Jara no parece pertenecer a ese microcosmos, donde el capataz decide que para acallar a los jornaleros por no poder trabajar un día, lo mejor es llevar putas y vino. Un mundo sucio, de aspecto agreste y explotación latifundista. La soledad del lugar nos golpea: no hay nada, solo estepa, ovejas y montañas. En el segundo acto es cuando de verdad vemos la crudeza de todo, la impía realidad que sufre día a día Evans, y que lo convierte en un ser arisco y desagradable. Esa soledad sin nada ni nadie, la soledad del masovero que cuida el rebaño. Hasta que un día la vejez se cruza en su camino, y por ella, o derivada de ella, lo despiden. No solo le despiden de su trabajo, sino que le arrancan su vida, su única forma de entender el mundo: cuidar del ganado en invierno y esquilarlo en verano. Su universo y su autoridad ya no sirven para nada, el mundo real, con sus ciudades y pueblos, es lo que le espera ahora. Un autobús lo saca de La Patagonia y lo devuelve al asfalto, lo secuestra de la naturaleza, dura y cruda a veces, y lo enfrenta a sus miedos. Su hija, sus nietos, su yerno, un mundo al que ya no pertenece del que, por algún motivo poco relevante, se marchó, huyó. Mientras la rueda de la vida continúa y La Patagonia está a punto de engullir otra vida, otra familia.
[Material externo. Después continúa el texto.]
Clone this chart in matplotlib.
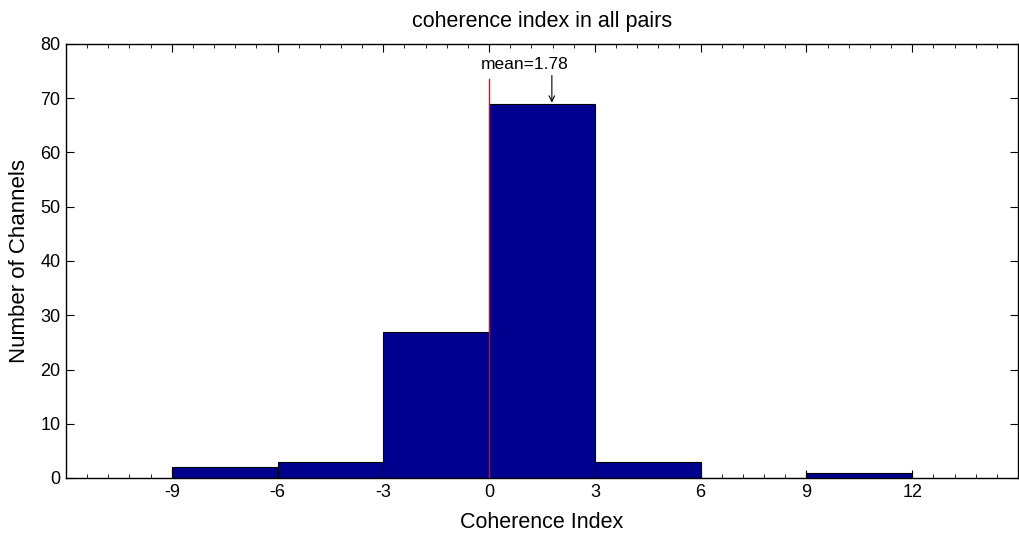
import matplotlib
matplotlib.use("Agg")
import matplotlib.pyplot as plt
from matplotlib.ticker import MultipleLocator

plt.rcParams['font.family'] = ['Liberation Sans', 'DejaVu Sans']
plt.rcParams['axes.unicode_minus'] = False

bin_edges = [-9, -6, -3, 0, 3, 6, 9, 12]
counts = [2, 3, 27, 69, 3, 0, 1]
mean_val = 1.78
xticks = [-9, -6, -3, 0, 3, 6, 9, 12]
yticks = [0, 10, 20, 30, 40, 50, 60, 70, 80]

fig = plt.figure(figsize=(10.19, 5.33), dpi=100)
ax = fig.add_axes([66/1019, 1-478/533, 1-66/1019-0.001, (478-44)/533])

lefts = bin_edges[:-1]
widths = [b - a for a, b in zip(bin_edges[:-1], bin_edges[1:])]
ax.bar(lefts, counts, width=widths, align='edge', color='#00008F',
       edgecolor='black', linewidth=0.8, zorder=2)

ax.plot([0, 0], [0, 73.5], color='red', linewidth=1, zorder=3)
ax.text(1.0, 74.9, 'mean=%.2f' % mean_val, ha='center', va='bottom',
        fontsize=12.5, zorder=4)
ax.annotate('', xy=(mean_val, 69.2), xytext=(mean_val, 74.2),
            arrowprops=dict(arrowstyle='->', color='black', lw=0.8,
                            shrinkA=0, shrinkB=0),
            zorder=4)

ax.set_xlim(-12, 15)
ax.set_ylim(0, 80)
ax.set_xticks(xticks)
ax.set_yticks(yticks)
ax.xaxis.set_minor_locator(MultipleLocator(0.6))
ax.tick_params(axis='both', which='both', direction='in', top=True, right=True,
               labelsize=13, pad=4)
ax.tick_params(axis='both', which='major', length=6, width=0.8)
ax.tick_params(axis='x', which='minor', length=3, width=0.6)
for s in ax.spines.values():
    s.set_linewidth(1.0)

ax.set_title('coherence index in all pairs', fontsize=15.5, pad=12)
ax.set_xlabel('Coherence Index', fontsize=15.5, labelpad=8)
ax.set_ylabel('Number of Channels', fontsize=16, labelpad=7)

fig.savefig('out.png', dpi=100)
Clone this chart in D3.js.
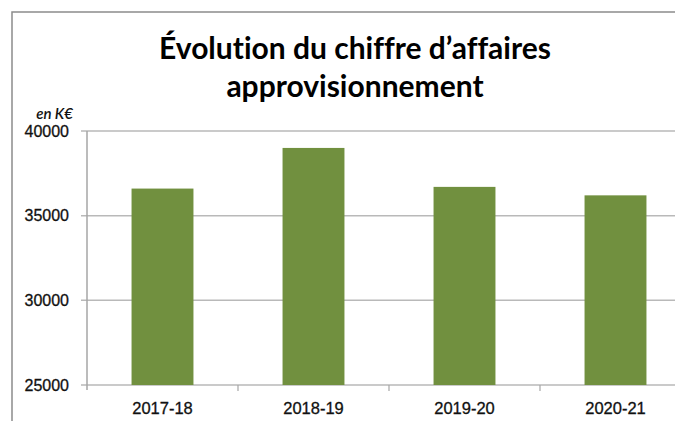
<!DOCTYPE html>
<html>
<head>
<meta charset="utf-8">
<script src="https://cdn.jsdelivr.net/npm/d3@7"></script>
<style>
  body { margin: 0; background: #fff; }
  svg { display: block; font-family: Lato, "Noto Sans", sans-serif; font-variant-ligatures: none; }
</style>
</head>
<body>
<div id="chart"></div>
<script>
// data (K€)
var categories = ["2017-18", "2018-19", "2019-20", "2020-21"];
var values = [36600, 39000, 36700, 36200];
var yTicks = [25000, 30000, 35000, 40000];
var titleLines = ["Évolution du chiffre d’affaires", "approvisionnement"];
var unitLabel = "en K€";

var width = 675, height = 421;
// plot area, the right side runs past the window like in the original
var margin = {top: 131, left: 87, bottom: 36};
var plotRight = 691;

var svg = d3.select("#chart").append("svg")
    .attr("width", width)
    .attr("height", height);

// outer frame of the chart
svg.append("rect")
    .attr("x", 12)
    .attr("y", 12)
    .attr("width", 700)
    .attr("height", 440)
    .attr("fill", "#fff")
    .attr("stroke", "#8c8c8c")
    .attr("stroke-width", 1.5);

var x = d3.scaleBand()
    .domain(categories)
    .range([margin.left, plotRight])
    .paddingInner(0.59)
    .paddingOuter(0.295);

var y = d3.scaleLinear()
    .domain([25000, 40000])
    .range([height - margin.bottom, margin.top]);

// gridlines
svg.append("g")
    .attr("class", "grid")
  .selectAll("line")
    .data(yTicks)
  .enter().append("line")
    .attr("x1", margin.left - 6)
    .attr("x2", plotRight)
    .attr("y1", function(d) { return y(d); })
    .attr("y2", function(d) { return y(d); })
    .attr("stroke", "#b9b9b9")
    .attr("stroke-width", 1.5);

// y axis labels
var yAxis = d3.axisLeft(y)
    .tickValues(yTicks)
    .tickSize(0)
    .tickPadding(18)
    .tickFormat(d3.format("d"));

var gy = svg.append("g")
    .attr("transform", "translate(" + margin.left + ",0)")
    .call(yAxis);
gy.select(".domain").remove();
gy.selectAll("text")
    .attr("fill", "#111")
    .style("font-size", "16px")
    .style("stroke", "#111")
    .style("stroke-width", 0.3);

// vertical axis line
svg.append("line")
    .attr("x1", margin.left)
    .attr("x2", margin.left)
    .attr("y1", y(40000))
    .attr("y2", y(25000) + 5)
    .attr("stroke", "#a6a6a6")
    .attr("stroke-width", 1.5);

// bars
svg.selectAll(".bar")
    .data(values)
  .enter().append("rect")
    .attr("class", "bar")
    .attr("x", function(d, i) { return x(categories[i]); })
    .attr("width", x.bandwidth())
    .attr("y", function(d) { return y(d); })
    .attr("height", function(d) { return y(25000) - y(d); })
    .attr("fill", "#71903f");

// x axis: labels at band centres, small ticks between the bands
var xAxis = d3.axisBottom(x)
    .tickSize(0)
    .tickPadding(17);

var gx = svg.append("g")
    .attr("transform", "translate(0," + y(25000) + ")")
    .call(xAxis);
gx.select(".domain").remove();
gx.selectAll("text")
    .attr("fill", "#111")
    .style("font-size", "16.5px")
    .style("stroke", "#111")
    .style("stroke-width", 0.3);

svg.append("g")
  .selectAll("line")
    .data(categories.slice(1))
  .enter().append("line")
    .attr("x1", function(d) { return x(d) - x.step() * x.paddingInner() / 2; })
    .attr("x2", function(d) { return x(d) - x.step() * x.paddingInner() / 2; })
    .attr("y1", y(25000))
    .attr("y2", y(25000) + 6)
    .attr("stroke", "#a6a6a6")
    .attr("stroke-width", 1.2);

// unit label
svg.append("text")
    .attr("x", 73)
    .attr("y", 119)
    .attr("text-anchor", "end")
    .style("font-size", "15px")
    .style("font-style", "italic")
    .style("font-weight", "600")
    .attr("fill", "#111")
    .text(unitLabel);

// title
svg.append("g")
  .selectAll("text")
    .data(titleLines)
  .enter().append("text")
    .attr("x", 355)
    .attr("y", function(d, i) { return 59 + i * 38; })
    .attr("text-anchor", "middle")
    .style("font-size", "30px")
    .style("font-weight", "700")
    .attr("fill", "#000")
    .text(function(d) { return d; });
</script>
</body>
</html>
Jara, el chico que se había distanciado de sus pendencieros y torpes compañeros, pasa a cuidar de la finca, a ser el nuevo capataz, asciende (o quizás no) a otro nivel. Tendrá un trabajo estable, aunque eso lo aleje de su mujer embarazada y de su hijo. Ese mundo que tal vez quiere olvidar. La historia parece repetirse, el esfuerzo humano vuelve a ser el motor principal de aquella explotación de lana. El invierno llega, los jornaleros hace tiempo que se marcharon y Jara languidece paseando por la casa, alimentando a los perros y oyendo ruidos en las frías noches. Aquello es el paraíso, pero también el único lugar donde Evans era feliz, ¿todo se lo había robado Jara?, ¿era él el culpable de su sufrimiento?
La violencia explota en las manos de ambos mientras luchan por sus vidas y por un trozo de ese lugar, en el caso de Jara, de esa gran oportunidad de trabajo y en el de Evans, en el único lugar que puede considerar su hogar. Ambos se entregan a los puños hasta que uno muere, y fallece en La Patagonia, ese lugar mágico y telúrico que le ha servido para ser feliz, para ser alguien, para creerse por encima de los demás. Pero aquel lugar solo es un sueño en los tiempos modernos, en los tiempos de la rapidez y del turismo que todo lo contamina, que todo lo quiere poseer y que no teme arrasarlo todo por el camino. La granja se vende, ya no es para nadie, solo para los turistas que lo llenarán de otras cosas, pero no de sueños vitales, turistas que no serán capaces de verlo como su hogar. Dos personas luchando por la nada. Un mundo feroz que aplasta las formas tradicionales de vida, la turistificación de espacios protegidos, de lugares sagrados o de medios de subsistencia. El aislamiento de La Patagonia que sumerge a los dos protagonistas en un limbo donde el tiempo no para, donde se debe haber detenido y donde todo, aunque parezca absurdo, es mucho más fácil: cuidar del ganado, alimentar a los perros y cuidar de aquello, sin tener que enfrentarse a hijos, emociones o a la propia sociedad, con sus grietas y laberintos. Una historia que nos recuerda que estamos perdiendo algo por culpa de hacer castillos en el aire.